Detroit, US – A shortage of polyurethane foam and other polymer products could halt some North American car production in mid-March, according to automotive industry sources.
A car-industry executive who spoke with Crain's Detroit Business on the condition of anonymity said some seating supplier assembly lines were expected to run out of foam by 8 March.
The across-the-board shortages are caused by the blizzard on 15 February, which closed petrochemical production in Texas and other states which border the Gulf of Mexico.
The potential raw material shortage comes on top of an unexpected rebound in consumer demand in North America and a shortage of microchips that has halted production lines.
'A lot of production is down still for oil refinery by-product and in a few days, no one is going to be able to make propylene oxide,' the executive said. 'Everyone is scrambling. This problem is bigger and closer than the semiconductor issue.'
Others expect the impact of the foam shortage to hit sometime mid-month.
A North America-based purchasing executive with an automaker told Automotive News on 4 March that, while the potential shortage is not an immediate issue for vehicle assembly plants, it may surface in a few weeks.
'It's currently a threat, not a given,' the executive said. 'The first impact is the second half of March… I assume everyone is looking for alternative supplies globally.'
A source close to the PU industry said the problem is industry-wide, with raw materials shortages impacting production even before the bad weather hit.
'Producers are struggling to meet consumer demand, and the cold weather in Texas led to numerous plants being closed down,' the source added, 'with problems being experienced all the way down the polyurethane foam supply chain.'
Raw materials supply problems for diisocyanates and polyols have been tight for several months and started to hit producers in October 2020.
Several carmakers said that they do not yet anticipate plant stoppages, but many said they are monitoring the situation.
'GM continues to work closely with the supply base to mitigate the impacts caused by the significant winter weather that affected a large portion of the country the week of 15 February,' said spokesman David Barnas. 'We don't anticipate any immediate production impacts.'
Toyota Motor North America also said it is coordinating with suppliers.
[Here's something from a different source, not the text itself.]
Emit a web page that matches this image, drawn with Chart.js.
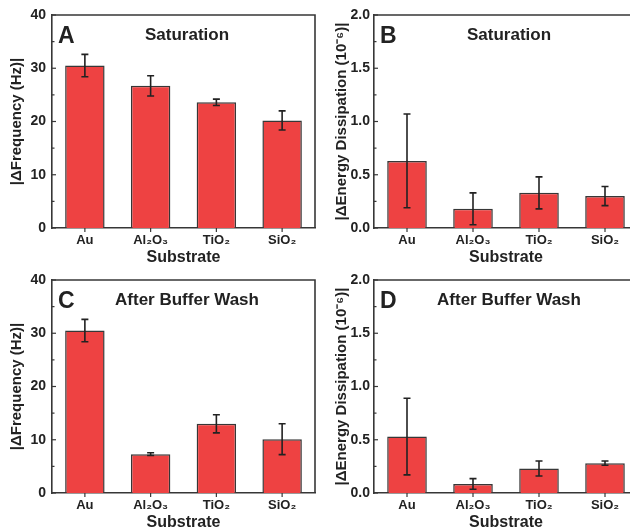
<!DOCTYPE html>
<html>
<head>
<meta charset="utf-8">
<script src="https://cdn.jsdelivr.net/npm/chart.js@4"></script>
<style>
  html, body { margin: 0; padding: 0; background: #fff; overflow: hidden; width: 630px; height: 531px; }
  .panel { position: absolute; }
</style>
</head>
<body>
<div class="panel" id="pA" style="left:0;top:0;width:318px;height:266px"><canvas id="cA"></canvas></div>
<div class="panel" id="pB" style="left:315px;top:0;width:325px;height:266px"><canvas id="cB"></canvas></div>
<div class="panel" id="pC" style="left:0;top:265px;width:318px;height:266px"><canvas id="cC"></canvas></div>
<div class="panel" id="pD" style="left:315px;top:265px;width:325px;height:266px"><canvas id="cD"></canvas></div>
<script>
const substrates = ["Au", "Al\u2082O\u2083", "TiO\u2082", "SiO\u2082"];

// saturation
const satFreq = [30.5, 26.7, 23.6, 20.2];
const satFreqErr = [2.1, 1.9, 0.6, 1.8];
const satDiss = [0.63, 0.18, 0.33, 0.30];
const satDissErr = [0.44, 0.15, 0.15, 0.09];

// after buffer wash
const washFreq = [30.5, 7.3, 13.0, 10.1];
const washFreqErr = [2.1, 0.25, 1.7, 2.9];
const washDiss = [0.53, 0.085, 0.23, 0.28];
const washDissErr = [0.36, 0.05, 0.07, 0.02];

const freqTicks = { min: 0, max: 40, step: 5, major: 10 };
const dissTicks = { min: 0, max: 2, step: 0.25, major: 0.5 };

const FONT = "Arial, 'Liberation Sans', sans-serif";
const INK = "rgb(34,34,34)";
const LINE = "rgb(55,55,55)";
Chart.defaults.font.family = FONT;
Chart.defaults.color = INK;

// error bars, ticks, frame and panel labels
const decorPlugin = {
  id: "decor",
  afterDatasetsDraw(chart) {
    const ctx = chart.ctx;
    const meta = chart.getDatasetMeta(0);
    const y = chart.scales.y;
    const errs = chart.options.plugins.decor.err;
    const vals = chart.data.datasets[0].data;
    ctx.save();
    ctx.strokeStyle = INK;
    ctx.lineWidth = 1.6;
    meta.data.forEach((bar, i) => {
      const hi = y.getPixelForValue(vals[i] + errs[i]);
      const lo = y.getPixelForValue(vals[i] - errs[i]);
      ctx.beginPath();
      ctx.moveTo(bar.x, hi);
      ctx.lineTo(bar.x, lo);
      ctx.moveTo(bar.x - 3.5, hi);
      ctx.lineTo(bar.x + 3.5, hi);
      ctx.moveTo(bar.x - 3.5, lo);
      ctx.lineTo(bar.x + 3.5, lo);
      ctx.stroke();
    });
    ctx.restore();
  },
  afterDraw(chart) {
    const ctx = chart.ctx;
    const area = chart.chartArea;
    const y = chart.scales.y;
    const opts = chart.options.plugins.decor;
    ctx.save();
    ctx.strokeStyle = LINE;
    ctx.lineWidth = 1.6;
    // frame top + right
    ctx.beginPath();
    ctx.moveTo(area.left, area.top);
    ctx.lineTo(area.right, area.top);
    ctx.lineTo(area.right, area.bottom);
    ctx.stroke();
    // y ticks, inward
    ctx.lineWidth = 1.2;
    y.ticks.forEach((t) => {
      const py = y.getPixelForValue(t.value);
      const isMajor = Math.abs(t.value / opts.major - Math.round(t.value / opts.major)) < 1e-6;
      ctx.beginPath();
      ctx.moveTo(area.left - (isMajor ? 1 : 0), py);
      ctx.lineTo(area.left + (isMajor ? 4 : 2.5), py);
      ctx.stroke();
    });
    // x ticks, outward
    chart.getDatasetMeta(0).data.forEach((bar) => {
      ctx.beginPath();
      ctx.moveTo(bar.x, area.bottom);
      ctx.lineTo(bar.x, area.bottom + 4);
      ctx.stroke();
    });
    // panel letter and title
    ctx.fillStyle = INK;
    ctx.textBaseline = "alphabetic";
    ctx.textAlign = "left";
    ctx.font = "bold 23px " + FONT;
    ctx.fillText(opts.letter, area.left + 6, area.top + 28);
    ctx.textAlign = "center";
    ctx.font = "bold 17px " + FONT;
    ctx.fillText(opts.title, area.left + 135, area.top + 25);
    ctx.restore();
  },
};

function makePanel(canvasId, values, errs, range, letter, title, yTitle, yWidth, yPad, yTitlePad, rightPad) {
  return new Chart(document.getElementById(canvasId), {
    type: "bar",
    data: {
      labels: substrates,
      datasets: [
        {
          data: values,
          backgroundColor: "rgb(238,66,66)",
          borderColor: LINE,
          borderWidth: 1.5,
          borderSkipped: "bottom",
          barPercentage: 0.6,
          categoryPercentage: 1,
        },
      ],
    },
    options: {
      animation: false,
      responsive: true,
      maintainAspectRatio: false,
      layout: { padding: { top: 15, left: 0, right: rightPad, bottom: 0 } },
      plugins: {
        legend: { display: false },
        tooltip: { enabled: false },
        decor: { err: errs, major: range.major, letter: letter, title: title },
      },
      scales: {
        x: {
          offset: true,
          grid: { display: false, drawTicks: false },
          border: { display: true, color: LINE, width: 1.6 },
          ticks: { font: { size: 13, weight: "bold" }, color: INK, padding: 5, maxRotation: 0 },
          title: {
            display: true,
            text: "Substrate",
            font: { size: 16, weight: "bold", lineHeight: 1 },
            color: INK,
            padding: 0,
          },
          afterFit(scale) {
            scale.height = 38;
          },
        },
        y: {
          min: range.min,
          max: range.max,
          grid: { display: false, drawTicks: false },
          border: { display: true, color: LINE, width: 1.6 },
          ticks: {
            stepSize: range.step,
            autoSkip: false,
            padding: yPad,
            font: { size: 14, weight: "bold" },
            color: INK,
            callback(v) {
              const r = v / range.major;
              if (Math.abs(r - Math.round(r)) > 1e-6) return "";
              return range.major < 1 ? v.toFixed(1) : String(v);
            },
          },
          title: {
            display: true,
            text: yTitle,
            font: { size: 15, weight: "bold" },
            color: INK,
            padding: { top: yTitlePad, bottom: 0 },
          },
          afterFit(scale) {
            scale.width = yWidth;
          },
        },
      },
    },
    plugins: [decorPlugin],
  });
}

const freqTitle = "|\u0394Frequency (Hz)|";
const dissTitle = "|\u0394Energy Dissipation (10\u207B\u2076)|";

makePanel("cA", satFreq, satFreqErr, freqTicks, "A", "Saturation", freqTitle, 52, 6, 8, 3);
makePanel("cB", satDiss, satDissErr, dissTicks, "B", "Saturation", dissTitle, 59, 4, 18, 2);
makePanel("cC", washFreq, washFreqErr, freqTicks, "C", "After Buffer Wash", freqTitle, 52, 6, 8, 3);
makePanel("cD", washDiss, washDissErr, dissTicks, "D", "After Buffer Wash", dissTitle, 59, 4, 18, 2);
</script>
</body>
</html>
'We are aware of the petrochemical industry's condition and are working with our supplier partners to mitigate any impact to our production plan,' said Toyota spokesman Eric Booth. 'At this time, it is too early to predict the potential near-term impact.'
A spokesman for Hyundai, which has a recently expanded factory in Alabama to build the redesigned Tucson compact crossover, said: 'We are in contact with our seat supplier, but don't have any information yet on whether we will have an issue.'
Kia Motors Manufacturing Georgia is similarly monitoring the situation, a spokesman said.
'We are aware of the chemical shortage concerns affecting seat foam supply across the industry and are monitoring our supply chain closely,' spokesman Rick Douglas said.
As of 1 March, US BMW production had not been hit by the shortage, said company spokesman Phil Diianni.
Ford Motor Co. declined to comment.
A spokeswoman for Stellantis, the newly named entity from the merger of Fiat Chrysler Automobiles and France's PSA, said in an emailed statement: 'We are closely monitoring the situation. At this time, we do not expect an impact on our operations.'
Some seating suppliers also say they have not yet felt the pinch from the shortage.
French seating and electronics supplier Faurecia said it had not experienced any impact as of March 3.
Suburban Detroit seating supplier Lear Corp. declined to comment on the situation. Canadian supply giant Magna International and seating supplier Adient did not respond to inquiries on the topic. Several automakers said that they do not yet anticipate plant stoppages, but many said they are monitoring the situation.